_Dataset excerpt_:
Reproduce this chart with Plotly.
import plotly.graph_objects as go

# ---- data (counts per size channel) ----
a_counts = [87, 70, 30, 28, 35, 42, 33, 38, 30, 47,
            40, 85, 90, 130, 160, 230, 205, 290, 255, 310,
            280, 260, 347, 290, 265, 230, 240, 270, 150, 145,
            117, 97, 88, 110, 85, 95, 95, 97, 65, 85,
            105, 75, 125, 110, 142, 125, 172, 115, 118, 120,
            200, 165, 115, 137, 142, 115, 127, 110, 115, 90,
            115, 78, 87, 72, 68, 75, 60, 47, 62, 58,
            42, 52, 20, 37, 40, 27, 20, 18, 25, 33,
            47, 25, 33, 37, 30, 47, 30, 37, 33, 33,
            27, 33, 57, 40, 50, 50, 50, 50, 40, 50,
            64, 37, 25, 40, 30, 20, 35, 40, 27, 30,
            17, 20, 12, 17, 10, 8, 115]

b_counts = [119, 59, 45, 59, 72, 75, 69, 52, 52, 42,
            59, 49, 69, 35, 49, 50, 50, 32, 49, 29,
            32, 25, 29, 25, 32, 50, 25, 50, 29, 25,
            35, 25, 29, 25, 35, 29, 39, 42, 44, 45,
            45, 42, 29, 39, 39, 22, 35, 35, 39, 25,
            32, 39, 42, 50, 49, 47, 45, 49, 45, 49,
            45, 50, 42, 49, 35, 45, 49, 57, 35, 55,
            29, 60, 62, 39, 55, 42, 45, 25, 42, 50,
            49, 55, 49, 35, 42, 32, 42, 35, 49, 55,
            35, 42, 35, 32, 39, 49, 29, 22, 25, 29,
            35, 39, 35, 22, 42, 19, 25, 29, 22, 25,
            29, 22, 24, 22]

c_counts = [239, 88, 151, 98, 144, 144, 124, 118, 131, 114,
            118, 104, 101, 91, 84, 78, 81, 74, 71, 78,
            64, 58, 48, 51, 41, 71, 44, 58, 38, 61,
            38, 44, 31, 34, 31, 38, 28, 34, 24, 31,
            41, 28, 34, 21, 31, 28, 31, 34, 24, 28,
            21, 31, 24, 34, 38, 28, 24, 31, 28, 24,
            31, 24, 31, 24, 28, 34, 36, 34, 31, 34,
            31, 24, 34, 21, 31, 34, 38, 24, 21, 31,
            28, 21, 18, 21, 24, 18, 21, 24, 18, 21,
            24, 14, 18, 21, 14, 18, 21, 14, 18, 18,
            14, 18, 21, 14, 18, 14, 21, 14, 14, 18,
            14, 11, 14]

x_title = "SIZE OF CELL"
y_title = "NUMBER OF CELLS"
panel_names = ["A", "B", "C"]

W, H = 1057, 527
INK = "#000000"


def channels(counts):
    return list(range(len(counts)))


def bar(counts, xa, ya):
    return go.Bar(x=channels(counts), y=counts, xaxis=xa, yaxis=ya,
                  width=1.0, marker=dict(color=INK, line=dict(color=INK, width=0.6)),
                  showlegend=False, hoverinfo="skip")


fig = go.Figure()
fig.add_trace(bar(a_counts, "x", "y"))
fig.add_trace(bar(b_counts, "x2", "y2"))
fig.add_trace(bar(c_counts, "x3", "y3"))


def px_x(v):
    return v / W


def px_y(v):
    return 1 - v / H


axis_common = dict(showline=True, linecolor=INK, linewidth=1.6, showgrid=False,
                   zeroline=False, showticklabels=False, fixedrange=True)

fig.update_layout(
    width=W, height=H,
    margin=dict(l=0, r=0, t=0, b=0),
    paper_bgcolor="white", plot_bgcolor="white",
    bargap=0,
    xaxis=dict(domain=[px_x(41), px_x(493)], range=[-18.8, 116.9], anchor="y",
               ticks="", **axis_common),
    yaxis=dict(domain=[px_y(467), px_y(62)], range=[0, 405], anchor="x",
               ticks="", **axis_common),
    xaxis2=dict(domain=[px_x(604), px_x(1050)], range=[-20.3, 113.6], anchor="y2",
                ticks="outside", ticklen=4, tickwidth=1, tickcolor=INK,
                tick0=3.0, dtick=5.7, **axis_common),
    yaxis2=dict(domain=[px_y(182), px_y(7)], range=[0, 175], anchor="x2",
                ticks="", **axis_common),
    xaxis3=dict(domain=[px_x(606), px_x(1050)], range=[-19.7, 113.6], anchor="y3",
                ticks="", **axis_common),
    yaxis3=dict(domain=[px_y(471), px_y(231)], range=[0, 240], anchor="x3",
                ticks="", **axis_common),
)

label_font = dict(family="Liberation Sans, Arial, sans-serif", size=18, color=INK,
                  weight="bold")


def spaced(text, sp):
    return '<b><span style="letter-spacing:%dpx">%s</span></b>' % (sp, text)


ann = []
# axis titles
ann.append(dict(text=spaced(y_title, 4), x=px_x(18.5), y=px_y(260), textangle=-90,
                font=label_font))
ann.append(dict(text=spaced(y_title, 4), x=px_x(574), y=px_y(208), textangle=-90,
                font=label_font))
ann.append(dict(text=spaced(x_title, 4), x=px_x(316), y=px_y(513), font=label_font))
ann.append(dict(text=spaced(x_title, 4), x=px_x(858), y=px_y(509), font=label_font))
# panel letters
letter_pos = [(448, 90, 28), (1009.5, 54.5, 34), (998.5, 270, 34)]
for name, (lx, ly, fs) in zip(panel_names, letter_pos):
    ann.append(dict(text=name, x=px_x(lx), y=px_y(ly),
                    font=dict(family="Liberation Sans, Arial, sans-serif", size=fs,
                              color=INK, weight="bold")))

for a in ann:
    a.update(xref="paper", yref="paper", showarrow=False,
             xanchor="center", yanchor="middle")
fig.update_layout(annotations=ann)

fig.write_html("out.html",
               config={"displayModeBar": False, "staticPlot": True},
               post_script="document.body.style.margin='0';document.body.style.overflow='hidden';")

_Work to complete_: Return the material in full, exactly as shown.

_Answer in full_:
Reproduce this chart with Plotly.
import plotly.graph_objects as go

# ---- data (counts per size channel) ----
a_counts = [87, 70, 30, 28, 35, 42, 33, 38, 30, 47,
            40, 85, 90, 130, 160, 230, 205, 290, 255, 310,
            280, 260, 347, 290, 265, 230, 240, 270, 150, 145,
            117, 97, 88, 110, 85, 95, 95, 97, 65, 85,
            105, 75, 125, 110, 142, 125, 172, 115, 118, 120,
            200, 165, 115, 137, 142, 115, 127, 110, 115, 90,
            115, 78, 87, 72, 68, 75, 60, 47, 62, 58,
            42, 52, 20, 37, 40, 27, 20, 18, 25, 33,
            47, 25, 33, 37, 30, 47, 30, 37, 33, 33,
            27, 33, 57, 40, 50, 50, 50, 50, 40, 50,
            64, 37, 25, 40, 30, 20, 35, 40, 27, 30,
            17, 20, 12, 17, 10, 8, 115]

b_counts = [119, 59, 45, 59, 72, 75, 69, 52, 52, 42,
            59, 49, 69, 35, 49, 50, 50, 32, 49, 29,
            32, 25, 29, 25, 32, 50, 25, 50, 29, 25,
            35, 25, 29, 25, 35, 29, 39, 42, 44, 45,
            45, 42, 29, 39, 39, 22, 35, 35, 39, 25,
            32, 39, 42, 50, 49, 47, 45, 49, 45, 49,
            45, 50, 42, 49, 35, 45, 49, 57, 35, 55,
            29, 60, 62, 39, 55, 42, 45, 25, 42, 50,
            49, 55, 49, 35, 42, 32, 42, 35, 49, 55,
            35, 42, 35, 32, 39, 49, 29, 22, 25, 29,
            35, 39, 35, 22, 42, 19, 25, 29, 22, 25,
            29, 22, 24, 22]

c_counts = [239, 88, 151, 98, 144, 144, 124, 118, 131, 114,
            118, 104, 101, 91, 84, 78, 81, 74, 71, 78,
            64, 58, 48, 51, 41, 71, 44, 58, 38, 61,
            38, 44, 31, 34, 31, 38, 28, 34, 24, 31,
            41, 28, 34, 21, 31, 28, 31, 34, 24, 28,
            21, 31, 24, 34, 38, 28, 24, 31, 28, 24,
            31, 24, 31, 24, 28, 34, 36, 34, 31, 34,
            31, 24, 34, 21, 31, 34, 38, 24, 21, 31,
            28, 21, 18, 21, 24, 18, 21, 24, 18, 21,
            24, 14, 18, 21, 14, 18, 21, 14, 18, 18,
            14, 18, 21, 14, 18, 14, 21, 14, 14, 18,
            14, 11, 14]

x_title = "SIZE OF CELL"
y_title = "NUMBER OF CELLS"
panel_names = ["A", "B", "C"]

W, H = 1057, 527
INK = "#000000"


def channels(counts):
    return list(range(len(counts)))


def bar(counts, xa, ya):
    return go.Bar(x=channels(counts), y=counts, xaxis=xa, yaxis=ya,
                  width=1.0, marker=dict(color=INK, line=dict(color=INK, width=0.6)),
                  showlegend=False, hoverinfo="skip")


fig = go.Figure()
fig.add_trace(bar(a_counts, "x", "y"))
fig.add_trace(bar(b_counts, "x2", "y2"))
fig.add_trace(bar(c_counts, "x3", "y3"))


def px_x(v):
    return v / W


def px_y(v):
    return 1 - v / H


axis_common = dict(showline=True, linecolor=INK, linewidth=1.6, showgrid=False,
                   zeroline=False, showticklabels=False, fixedrange=True)

fig.update_layout(
    width=W, height=H,
    margin=dict(l=0, r=0, t=0, b=0),
    paper_bgcolor="white", plot_bgcolor="white",
    bargap=0,
    xaxis=dict(domain=[px_x(41), px_x(493)], range=[-18.8, 116.9], anchor="y",
               ticks="", **axis_common),
    yaxis=dict(domain=[px_y(467), px_y(62)], range=[0, 405], anchor="x",
               ticks="", **axis_common),
    xaxis2=dict(domain=[px_x(604), px_x(1050)], range=[-20.3, 113.6], anchor="y2",
                ticks="outside", ticklen=4, tickwidth=1, tickcolor=INK,
                tick0=3.0, dtick=5.7, **axis_common),
    yaxis2=dict(domain=[px_y(182), px_y(7)], range=[0, 175], anchor="x2",
                ticks="", **axis_common),
    xaxis3=dict(domain=[px_x(606), px_x(1050)], range=[-19.7, 113.6], anchor="y3",
                ticks="", **axis_common),
    yaxis3=dict(domain=[px_y(471), px_y(231)], range=[0, 240], anchor="x3",
                ticks="", **axis_common),
)

label_font = dict(family="Liberation Sans, Arial, sans-serif", size=18, color=INK,
                  weight="bold")


def spaced(text, sp):
    return '<b><span style="letter-spacing:%dpx">%s</span></b>' % (sp, text)


ann = []
# axis titles
ann.append(dict(text=spaced(y_title, 4), x=px_x(18.5), y=px_y(260), textangle=-90,
                font=label_font))
ann.append(dict(text=spaced(y_title, 4), x=px_x(574), y=px_y(208), textangle=-90,
                font=label_font))
ann.append(dict(text=spaced(x_title, 4), x=px_x(316), y=px_y(513), font=label_font))
ann.append(dict(text=spaced(x_title, 4), x=px_x(858), y=px_y(509), font=label_font))
# panel letters
letter_pos = [(448, 90, 28), (1009.5, 54.5, 34), (998.5, 270, 34)]
for name, (lx, ly, fs) in zip(panel_names, letter_pos):
    ann.append(dict(text=name, x=px_x(lx), y=px_y(ly),
                    font=dict(family="Liberation Sans, Arial, sans-serif", size=fs,
                              color=INK, weight="bold")))

for a in ann:
    a.update(xref="paper", yref="paper", showarrow=False,
             xanchor="center", yanchor="middle")
fig.update_layout(annotations=ann)

fig.write_html("out.html",
               config={"displayModeBar": False, "staticPlot": True},
               post_script="document.body.style.margin='0';document.body.style.overflow='hidden';")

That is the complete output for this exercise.